David: Recently we had our first big, like, er… (Jaff starts laughing) well our first big band fight. It was over and done and it worked.
Jaff: It was good. We don’t want to get into it.
David: It was our first fight.Jaff: Bearing in mind it was probably my fault.

Was it violent?
David: No, it wasn’t.
Jaff: No.
David: It could’ve got violent!
Jaff: It was good! It was a kind of process.
David: A release.
Jaff: I think there’s a lot of things that people don’t say sometimes and when you see someone for three weeks by the end they’re getting on your nerves, like. The next time it takes two weeks and then next time it takes one week, and you realise you’re all getting on each others nerves and someone will say something and you’ll just snap. I said some things I pretty much regretted straight away, but I felt like I should’ve said them anyway and everyone at least knew what I thought. It was good.
Dave: It was.
Jaff: It was a good little process, pretty mad though.
I shan’t press you on it any more.
David: I remember Jaff calling Barry ‘Barry Mozart’.
Jaff: Ssh!(mass laughter and knowing looks occur)
David: That was pretty much the funniest part. It was very, very funny.

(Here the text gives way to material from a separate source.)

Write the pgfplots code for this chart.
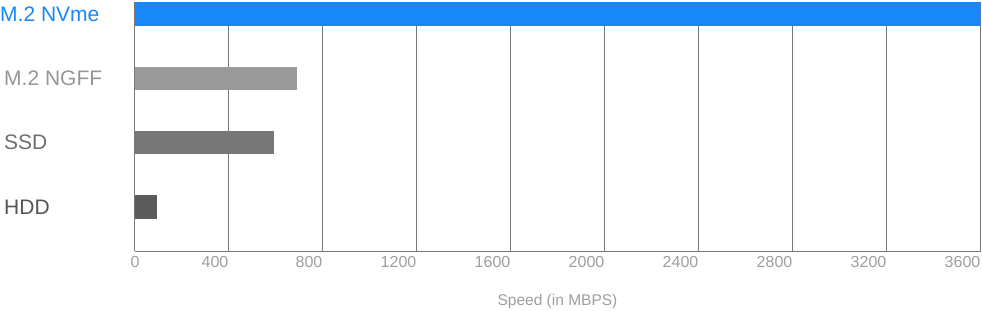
\documentclass[border=0pt]{standalone}
\usepackage{fontspec}
\setmainfont{Liberation Sans}
\usepackage{pgfplots}
\pgfplotsset{compat=1.18}
\definecolor{nvme}{RGB}{24,135,247}
\definecolor{ngff}{RGB}{154,154,154}
\definecolor{ssd}{RGB}{119,119,119}
\definecolor{hdd}{RGB}{92,92,92}
\definecolor{ngfftxt}{RGB}{150,150,150}
\definecolor{ssdtxt}{RGB}{110,110,110}
\definecolor{hddtxt}{RGB}{85,85,85}
\definecolor{gridc}{RGB}{120,120,120}
\definecolor{ticktxt}{RGB}{158,158,158}
\begin{document}
\begin{tikzpicture}
\useasboundingbox (0,0) rectangle (982bp,311bp);
\begin{axis}[
  at={(134.5bp,60bp)}, anchor=south west,
  scale only axis, width=846bp, height=249bp,
  xmin=0, xmax=3600, ymin=-0.684, ymax=3.187,
  xbar, bar shift=0pt, bar width=23.5bp,
  axis x line*=bottom, axis y line*=left,
  axis line style={draw=gridc, line width=1bp, -},
  xtick={400,800,...,3600},
  extra x ticks={0},
  extra x tick style={xticklabel style={anchor=base, xshift=0.5bp}},
  xmajorgrids, grid style={draw=gridc, line width=1bp},
  major tick length=0pt,
  xticklabel style={anchor=base east, inner sep=0pt, yshift=-16.7bp,
    font=\fontsize{16bp}{16bp}\selectfont, color=ticktxt,
    /pgf/number format/assume math mode=true, /pgf/number format/1000 sep={}},
  ytick={0,1,2,3},
  yticklabels={{\textcolor{hddtxt}{HDD}},{\textcolor{ssdtxt}{SSD}},{\textcolor{ngfftxt}{M.2 NGFF}},{\textcolor{nvme}{\hspace*{-4bp}M.2 NVme}}},
  yticklabel style={anchor=west, inner sep=0pt, xshift=-130.5bp,
    font=\fontsize{21bp}{21bp}\selectfont},
  xlabel={Speed (in MBPS)},
  xlabel style={at={(axis description cs:0.5,0)}, anchor=base, inner sep=0pt,
    yshift=-54.7bp, font=\fontsize{15.5bp}{15.5bp}\selectfont, color=ticktxt},
]
\addplot[fill=hdd, draw=none] coordinates {(97,0)};
\addplot[fill=ssd, draw=none] coordinates {(594,1)};
\addplot[fill=ngff, draw=none] coordinates {(692,2)};
\addplot[fill=nvme, draw=none] coordinates {(3600,3)};
\end{axis}
\end{tikzpicture}
\end{document}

The Futureheds On... Themes and Inspirations - Part Two Of Four


The Futureheads are notoriously difficult to pigeonhole. The lyrics have ranged from being dressed up in frantic barbershop quartet style harmonies (typically on their first album), in sparser structures (on News And Tributes) or in bigger radio rock anthems (on their latest LP). The one thing that’s remained is a general feeling of distance from the world around them, a frustration – even an obsession - with broader issues that are out of their control.

To me, this album feels the most personal. I’m not sure if I’m right on that one?
Jaff: Yeah, I think it is. It came out of a conflict. And when Barry and Ross write the words three albums in they’re not scared to say certain things. They realise it’s ok to have certain ways about you. It’s ok to talk about feelings so long as you don’t use the word ‘feeling’. I do think it’s a lot more personal, you can see into the band’s psyche a little bit more.
David: We’ve got more involved in this album with us doing it all ourselves, like. As far as myspace and getting involved – we do stupid video clips and stuff. It’s something we’ve never done before.

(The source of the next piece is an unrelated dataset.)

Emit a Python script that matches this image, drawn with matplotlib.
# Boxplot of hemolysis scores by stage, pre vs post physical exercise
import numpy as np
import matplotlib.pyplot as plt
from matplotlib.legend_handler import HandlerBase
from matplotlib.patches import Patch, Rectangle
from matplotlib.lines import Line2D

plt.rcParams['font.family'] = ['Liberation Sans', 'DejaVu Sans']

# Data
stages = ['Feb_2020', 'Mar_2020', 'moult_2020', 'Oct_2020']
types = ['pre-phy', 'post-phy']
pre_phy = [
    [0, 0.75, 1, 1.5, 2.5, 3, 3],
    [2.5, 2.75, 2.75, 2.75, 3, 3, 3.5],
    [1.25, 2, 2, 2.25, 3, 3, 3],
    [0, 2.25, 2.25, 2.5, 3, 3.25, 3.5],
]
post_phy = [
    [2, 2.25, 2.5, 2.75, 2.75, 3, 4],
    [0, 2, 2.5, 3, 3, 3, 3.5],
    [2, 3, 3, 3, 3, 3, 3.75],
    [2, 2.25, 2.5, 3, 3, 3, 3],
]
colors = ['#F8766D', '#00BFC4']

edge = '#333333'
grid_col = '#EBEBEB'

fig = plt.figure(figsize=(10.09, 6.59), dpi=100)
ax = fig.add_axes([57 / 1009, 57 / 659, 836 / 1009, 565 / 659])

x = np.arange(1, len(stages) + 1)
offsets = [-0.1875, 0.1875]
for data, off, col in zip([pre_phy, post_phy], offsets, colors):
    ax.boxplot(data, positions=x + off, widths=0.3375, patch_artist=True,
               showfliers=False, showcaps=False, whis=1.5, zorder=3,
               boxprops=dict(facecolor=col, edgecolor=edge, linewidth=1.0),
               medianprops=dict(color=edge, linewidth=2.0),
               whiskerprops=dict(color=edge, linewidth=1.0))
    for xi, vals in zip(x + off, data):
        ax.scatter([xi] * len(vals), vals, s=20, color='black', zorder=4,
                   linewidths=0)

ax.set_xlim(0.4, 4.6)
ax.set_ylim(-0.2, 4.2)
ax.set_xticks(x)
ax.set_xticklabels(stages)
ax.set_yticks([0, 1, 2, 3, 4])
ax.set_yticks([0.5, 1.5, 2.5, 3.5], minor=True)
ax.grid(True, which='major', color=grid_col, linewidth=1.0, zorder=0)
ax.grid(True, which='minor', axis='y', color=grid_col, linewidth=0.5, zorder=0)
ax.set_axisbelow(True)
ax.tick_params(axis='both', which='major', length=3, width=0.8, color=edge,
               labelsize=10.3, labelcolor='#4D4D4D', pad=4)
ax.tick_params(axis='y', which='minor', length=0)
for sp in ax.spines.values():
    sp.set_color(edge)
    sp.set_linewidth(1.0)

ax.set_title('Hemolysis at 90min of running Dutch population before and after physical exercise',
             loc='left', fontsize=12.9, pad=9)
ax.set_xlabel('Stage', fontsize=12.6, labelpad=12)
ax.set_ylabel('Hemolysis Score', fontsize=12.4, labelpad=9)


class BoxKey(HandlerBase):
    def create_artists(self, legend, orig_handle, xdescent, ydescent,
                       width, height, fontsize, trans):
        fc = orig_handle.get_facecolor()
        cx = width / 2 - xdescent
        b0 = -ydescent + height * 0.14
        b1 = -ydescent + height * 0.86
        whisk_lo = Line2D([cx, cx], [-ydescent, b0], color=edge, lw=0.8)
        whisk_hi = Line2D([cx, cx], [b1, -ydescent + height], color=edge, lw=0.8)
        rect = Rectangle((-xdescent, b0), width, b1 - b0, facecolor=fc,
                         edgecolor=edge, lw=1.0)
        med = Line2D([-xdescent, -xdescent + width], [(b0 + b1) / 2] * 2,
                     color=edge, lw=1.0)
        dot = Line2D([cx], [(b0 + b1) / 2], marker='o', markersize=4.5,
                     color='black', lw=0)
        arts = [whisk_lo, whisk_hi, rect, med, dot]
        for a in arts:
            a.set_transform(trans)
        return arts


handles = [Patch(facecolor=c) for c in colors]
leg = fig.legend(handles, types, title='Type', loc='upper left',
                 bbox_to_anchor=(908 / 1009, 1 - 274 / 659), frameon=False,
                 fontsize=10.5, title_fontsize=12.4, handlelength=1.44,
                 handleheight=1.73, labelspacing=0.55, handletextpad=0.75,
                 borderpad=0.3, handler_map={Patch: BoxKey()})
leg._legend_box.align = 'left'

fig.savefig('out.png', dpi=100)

Had you ever contemplated doing that sort of thing before?
Jaff: We couldn’t, we weren’t allowed to.
David: This album’s been fun in that way – we can finally get the fans to observe what we’re about and how we do it. Yeah, it’s a good thing.

I’ve noticed how much time crops up as a theme on all of your material.
Jaff: You are probably the first person that’s noticed that.

You must be joking?
Jaff: No! It’s true - ‘Broke Up The Time’ on this album, half the songs on the first album – ‘Trying Not To Think About Time’, ‘He Knows’, ‘Meantime’… And ‘Everything’s Changing Today’ on This Is Not The World.

Why does it figure so much? It’s a pretty bold, all-encompassing thing.
Jaff: Barry is pretty scared of getting old. Though most of the time ones are Ross’s.
David: Yeah, the ones from the first record.

Do those two come to you with the lyrics then? Do you always know what the songs are about?Jaff: Yeah, yeah we do. I mean, you know what they’re about. That’s the thing about lyrics though – if you don’t know what the song’s about then you can’t relate to it. And if you can’t relate to a song then it’s not a very good song. Why would anyone from Sunderland ever listen to American bands if it wasn’t for lyrics? Our lives are so different. People like foreign music. It doesn’t matter where the people are from, it’s how they write the song.

I’ve noticed that there seem to be a fair amount of external forces you’re switched on to. Stuff around you. What inspires you to fight against them?
David: What do you mean?
Jaff: Like what?

Well of course I mean time as one example, but lyrically The Futureheads are extremely challenging. It’s nigh on abstract concepts sometimes; deep stuff that you don’t really tend to hear from artists that’ve broken into the mainstream.
Jaff: Yeah I think you’re right. We write about things that affect us. Things we care about. I think we are quite easily affected by things. We don’t have to have to have a vision, we comment on things - especially lyrically. Yeah you are right. You’re quite good at this, like! People don’t pick up on this sort of stuff normally.
David: She’s good. She’s very good.
Jaff: We never get asked these types of questions!
David: It’s normally ‘What shoes do you like?’
Jaff: Seriously, you’re right. We do care about things. It’s that observational thing we find interesting.
David: I think Barry and Ross are very aware of not writing about going out on a Saturday night and getting bevvied up and all that crap. There’s no blasé lyric writing.
Jaff: With the first record the lyrics were very much a means to an end, to getting the song finished.
David: Yeah.

Wow, I find that surprising.
David: Aye.
Jaff: The riffs would normally come first.D
avid: And then the lyrics.

‘Radio Heart’ – it’s pretty bold. Do you want to want to change the way people think or is it just an observational thing?
Jaff: It’s observational, yeah. I wouldn’t like the lead quote on this piece to say “The Futureheads want to change people”!

I’ll try rephrasing that question – how about, do you want to make people more aware of the world around them or is it just an observational thing?
Jaff: Better. Yeah, I think that is why you write songs. Though you write songs and you know they’re not listening. You write lyrics ‘cause you want people to notice. It’s all about a point of view.